Like Sharpe Ratio, but only penalizes downside risk — ideal for options strategies.
A Sortino Ratio above 1.0 is considered acceptable, above 2.0 is good, and above 3.0 is excellent. Because it only penalizes downside volatility, Sortino values are typically higher than Sharpe values for the same strategy. Compare strategies against each other rather than using absolute thresholds.
Many options strategies (such as covered calls or iron condors) have positively skewed returns — small, consistent gains with occasional larger losses. The Sharpe Ratio penalizes these strategies for their upside volatility, understating their true risk-adjusted performance. The Sortino Ratio only penalizes the downside, giving a fairer picture.
Downside deviation measures only the volatility of returns that fall below a target threshold (typically the risk-free rate or zero). It ignores positive deviations entirely. This makes it a better proxy for the actual risk an investor fears — losing money — rather than all variance in returns.

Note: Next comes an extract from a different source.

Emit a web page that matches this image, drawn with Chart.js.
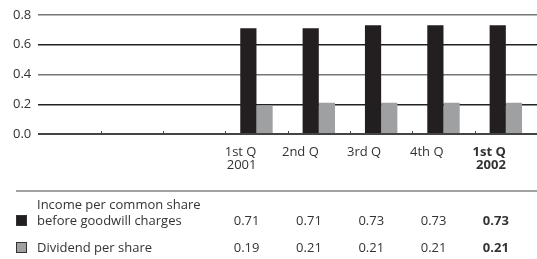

Yes. A negative Sortino Ratio means the investment's return is below the risk-free rate, similar to a negative Sharpe Ratio. It signals the strategy is not generating adequate return even relative to the downside risk taken.
Use the Sortino Ratio when evaluating strategies with asymmetric return distributions — particularly options selling strategies, trend-following systems, or any approach where large gains are possible. Use Sharpe when comparing strategies with roughly symmetric return profiles, like long-only equity portfolios.